→ Exercise task: Pull every line containing the word "this" from the records.

[Records with drawing code]
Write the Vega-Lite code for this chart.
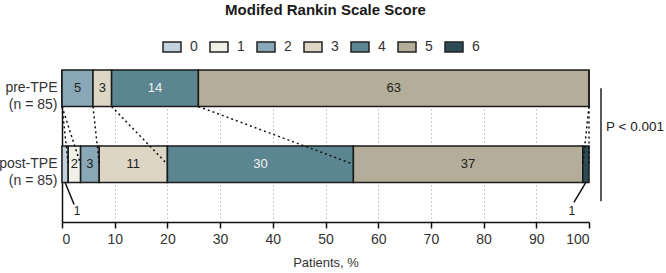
{
  "$schema": "https://vega.github.io/schema/vega-lite/v6.json",
  "width": 527,
  "height": 152,
  "autosize": {"type": "none"},
  "padding": {"left": 62, "top": 70, "right": 77, "bottom": 51},
  "background": "white",
  "config": {
    "view": {"stroke": null},
    "font": "Liberation Sans",
    "text": {"font": "Liberation Sans"}
  },
  "title": {
    "text": "Modifed Rankin Scale Score",
    "fontSize": 15,
    "fontWeight": "bold",
    "font": "Liberation Sans",
    "color": "#1a1a1a",
    "anchor": "middle",
    "frame": "group",
    "dy": -15
  },
  "data": {
    "values": [
      {"group": "pre-TPE", "score": "0", "n": 0},
      {"group": "pre-TPE", "score": "1", "n": 0},
      {"group": "pre-TPE", "score": "2", "n": 5},
      {"group": "pre-TPE", "score": "3", "n": 3},
      {"group": "pre-TPE", "score": "4", "n": 14},
      {"group": "pre-TPE", "score": "5", "n": 63},
      {"group": "pre-TPE", "score": "6", "n": 0},
      {"group": "post-TPE", "score": "0", "n": 1},
      {"group": "post-TPE", "score": "1", "n": 2},
      {"group": "post-TPE", "score": "2", "n": 3},
      {"group": "post-TPE", "score": "3", "n": 11},
      {"group": "post-TPE", "score": "4", "n": 30},
      {"group": "post-TPE", "score": "5", "n": 37},
      {"group": "post-TPE", "score": "6", "n": 1}
    ]
  },
  "transform": [
    {"stack": "n", "groupby": ["group"], "sort": [{"field": "score", "order": "ascending"}], "as": ["x0", "x1"], "offset": "normalize"}
  ],
  "encoding": {
    "y": {
      "field": "group",
      "type": "nominal",
      "scale": {"domain": ["pre-TPE", "post-TPE"], "paddingInner": 0.52, "paddingOuter": 0.26, "align": 0},
      "axis": {
        "title": null,
        "labelExpr": "[datum.label, '(n = 85)']",
        "labelFontSize": 14,
        "labelColor": "#333333",
        "labelLineHeight": 17,
        "labelPadding": 5,
        "ticks": false,
        "domainColor": "#111111",
        "domainWidth": 1.5,
        "grid": false
      }
    }
  },
  "layer": [
    {
      "mark": {"type": "bar", "stroke": "#1a1a1a", "strokeWidth": 1.5},
      "encoding": {
        "x": {
          "field": "x0",
          "type": "quantitative",
          "scale": {"domain": [0, 1], "nice": false},
          "axis": {
            "values": [0, 0.1, 0.2, 0.3, 0.4, 0.5, 0.6, 0.7, 0.8, 0.9, 1],
            "labelExpr": "format(datum.value * 100, 'd')",
            "title": "Patients, %",
            "titleFontSize": 13,
            "titleFontWeight": "normal",
            "titleColor": "#333333",
            "titlePadding": 10,
            "labelFontSize": 14,
            "labelColor": "#333333",
            "labelPadding": 4,
            "tickSize": 6,
            "tickColor": "#111111",
            "tickWidth": 1.5,
            "domainColor": "#111111",
            "domainWidth": 1.5,
            "grid": true,
            "gridDash": [1, 3],
            "gridColor": "#999999",
            "gridWidth": 1,
            "gridOpacity": {"condition": {"test": "datum.value == 0 || datum.value == 1", "value": 0}, "value": 1}
          }
        },
        "x2": {"field": "x1"},
        "color": {
          "field": "score",
          "type": "nominal",
          "scale": {
            "domain": ["0", "1", "2", "3", "4", "5", "6"],
            "range": ["#c3d3de", "#f1f0e8", "#88a8b7", "#ddd6c5", "#5b8591", "#b4ad99", "#2c4b54"]
          },
          "legend": {
            "orient": "none",
            "legendX": 100,
            "legendY": -33,
            "direction": "horizontal",
            "title": null,
            "symbolType": "M-1,-0.55H1V0.55H-1Z",
            "symbolSize": 324,
            "symbolStrokeColor": "#222222",
            "symbolStrokeWidth": 1.5,
            "symbolOpacity": 1,
            "labelFontSize": 14,
            "labelColor": "#333333",
            "labelOffset": 8,
            "columnPadding": 9
          }
        }
      }
    },
    {
      "transform": [
        {"pivot": "group", "value": "x1", "groupby": ["score"]}
      ],
      "mark": {"type": "rule", "strokeDash": [2, 3], "strokeWidth": 1.5, "color": "#111111"},
      "encoding": {
        "x": {"field": "pre-TPE", "type": "quantitative"},
        "x2": {"field": "post-TPE"},
        "y": {"datum": "pre-TPE", "type": "nominal", "bandPosition": 1},
        "y2": {"datum": "post-TPE"}
      }
    },
    {
      "transform": [
        {"fold": ["x0", "x1"], "as": ["end", "pos"]},
        {"aggregate": [{"op": "mean", "field": "pos", "as": "mid"}], "groupby": ["group", "score", "n"]}
      ],
      "layer": [
        {
          "transform": [{"filter": "datum.n > 1"}],
          "mark": {"type": "text", "fontSize": 13, "baseline": "middle", "align": "center"},
          "encoding": {
            "x": {"field": "mid", "type": "quantitative"},
            "y": {"field": "group", "type": "nominal", "bandPosition": 0.5},
            "text": {"field": "n", "type": "nominal"},
            "color": {"condition": {"test": "datum.score == '4'", "value": "#f2f2f2"}, "value": "#222222"}
          }
        },
        {
          "transform": [{"filter": "datum.n == 1 && datum.score == '0'"}],
          "mark": {"type": "rule", "strokeWidth": 1.5, "color": "#111111", "x2Offset": 9, "y2Offset": 22},
          "encoding": {
            "x": {"field": "mid", "type": "quantitative"},
            "x2": {"field": "mid"},
            "y": {"field": "group", "type": "nominal", "bandPosition": 1},
            "y2": {"field": "group", "bandPosition": 1}
          }
        },
        {
          "transform": [{"filter": "datum.n == 1 && datum.score == '6'"}],
          "mark": {"type": "rule", "strokeWidth": 1.5, "color": "#111111", "x2Offset": -12, "y2Offset": 20},
          "encoding": {
            "x": {"field": "mid", "type": "quantitative"},
            "x2": {"field": "mid"},
            "y": {"field": "group", "type": "nominal", "bandPosition": 1},
            "y2": {"field": "group", "bandPosition": 1}
          }
        },
        {
          "transform": [{"filter": "datum.n == 1 && datum.score == '0'"}],
          "mark": {"type": "text", "fontSize": 12, "baseline": "middle", "align": "center", "dx": 12, "dy": 29, "color": "#222222"},
          "encoding": {
            "x": {"field": "mid", "type": "quantitative"},
            "y": {"field": "group", "type": "nominal", "bandPosition": 1},
            "text": {"field": "n", "type": "nominal"}
          }
        },
        {
          "transform": [{"filter": "datum.n == 1 && datum.score == '6'"}],
          "mark": {"type": "text", "fontSize": 12, "baseline": "middle", "align": "center", "dx": -14, "dy": 29, "color": "#222222"},
          "encoding": {
            "x": {"field": "mid", "type": "quantitative"},
            "y": {"field": "group", "type": "nominal", "bandPosition": 1},
            "text": {"field": "n", "type": "nominal"}
          }
        }
      ]
    },
    {
      "data": {"values": [{"label": "P < 0.001"}]},
      "layer": [
        {
          "mark": {"type": "rule", "strokeWidth": 1.5, "color": "#222222", "xOffset": 12, "y2Offset": 37},
          "encoding": {
            "x": {"datum": 1, "type": "quantitative"},
            "y": {"datum": "pre-TPE", "type": "nominal"},
            "y2": {"datum": "post-TPE"}
          }
        },
        {
          "mark": {"type": "text", "fontSize": 13.5, "align": "left", "baseline": "middle", "dx": 17, "dy": 21, "color": "#222222"},
          "encoding": {
            "x": {"datum": 1, "type": "quantitative"},
            "y": {"datum": "pre-TPE", "type": "nominal", "bandPosition": 1},
            "text": {"field": "label", "type": "nominal"}
          }
        }
      ]
    }
  ]
}
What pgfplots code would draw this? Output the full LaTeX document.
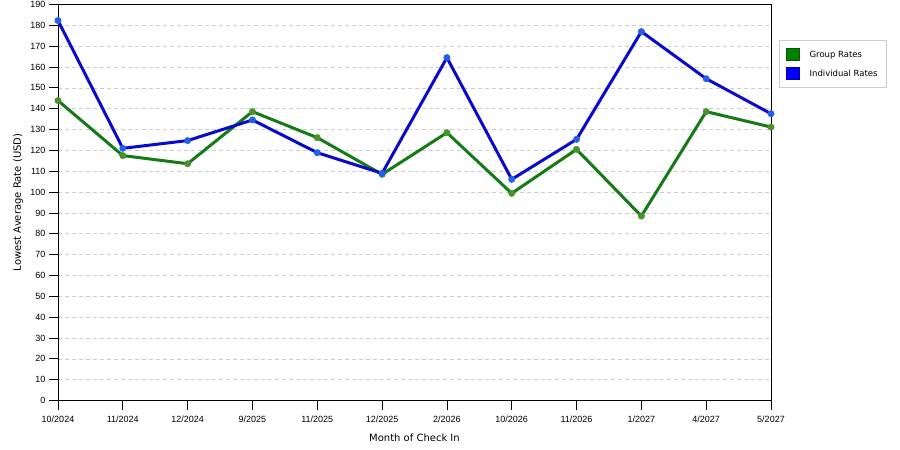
\documentclass[border=0pt]{standalone}
\usepackage{pgfplots}
\pgfplotsset{compat=1.18}
\usepackage{fontspec}
\setmainfont{DejaVu Sans}
\newfontfamily\tickfont{Liberation Sans}
\definecolor{gline}{RGB}{22,122,22}
\definecolor{bline}{RGB}{10,10,205}
\definecolor{gmark}{RGB}{75,145,45}
\definecolor{bmark}{RGB}{35,95,235}
\definecolor{gridc}{RGB}{205,205,205}
\definecolor{legg}{RGB}{0,128,0}
\definecolor{legb}{RGB}{0,0,255}
\begin{document}
\begin{tikzpicture}
\useasboundingbox (0pt,0pt) rectangle (900pt,450pt);
\begin{axis}[
  at={(58pt,49.5pt)}, anchor=south west,
  scale only axis, width=713pt, height=396pt,
  xmin=0, xmax=11, ymin=0, ymax=190,
  xtick={0,...,11},
  xticklabels={10/2024,11/2024,12/2024,9/2025,11/2025,12/2025,2/2026,10/2026,11/2026,1/2027,4/2027,5/2027},
  ytick={0,10,...,190},
  tick align=outside, tick pos=left,
  major tick length=9pt,
  tick style={black, line width=0.8pt},
  axis line style={black, line width=0.9pt},
  ymajorgrids,
  grid style={gridc, dash pattern=on 4pt off 3pt, line width=0.6pt},
  every tick label/.append style={font=\tickfont\fontsize{9}{10}\selectfont},
  /pgf/number format/assume math mode=true,
  xticklabel style={yshift=-2.5pt},
  xlabel={Month of Check In},
  ylabel={Lowest Average Rate (USD)},
  label style={font=\fontsize{8.5}{10}\selectfont},
  every axis x label/.style={at={(axis description cs:0.5,-0.0934)}, anchor=center},
  every axis y label/.style={at={(axis description cs:-0.0561,0.5)}, anchor=center, rotate=90},
  legend style={at={(1,1)}, anchor=north west, xshift=8pt, yshift=-35.5pt,
    draw={rgb,255:red,205;green,205;blue,205}, line width=0.6pt,
    font=\fontsize{8.5}{10}\selectfont, inner xsep=7pt, inner ysep=7.5pt,
    row sep=6pt, cells={anchor=west}},
  clip=false,
]
\addplot[gline, line width=3pt, mark=*, mark size=3.2pt,
  mark options={fill=gmark, draw=gmark, line width=0.5pt},
  legend image code/.code={\draw[fill=legg, draw=legg!70!black, line width=0.6pt] (0pt,-6pt) rectangle (12.5pt,6.5pt);
    \path[draw=none,fill=none] (0pt,0pt) -- (21pt,0pt);}]
  coordinates {(0,143.9) (1,117.5) (2,113.6) (3,138.6) (4,126.1) (5,108.5) (6,128.5) (7,99.4) (8,120.5) (9,88.5) (10,138.6) (11,131.2)};
\addlegendentry{Group Rates}
\addplot[bline, line width=3pt, mark=*, mark size=3.2pt,
  mark options={fill=bmark, draw=bmark, line width=0.5pt},
  legend image code/.code={\draw[fill=legb, draw=legb!70!black, line width=0.6pt] (0pt,-6pt) rectangle (12.5pt,6.5pt);
    \path[draw=none,fill=none] (0pt,0pt) -- (21pt,0pt);}]
  coordinates {(0,182.3) (1,121.0) (2,124.7) (3,134.6) (4,118.9) (5,109.0) (6,164.5) (7,106.1) (8,125.3) (9,177.0) (10,154.4) (11,137.6)};
\addlegendentry{Individual Rates}
\end{axis}
\end{tikzpicture}
\end{document}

→ Written response:
Write the Vega-Lite code for this chart.
What pgfplots code would draw this? Output the full LaTeX document.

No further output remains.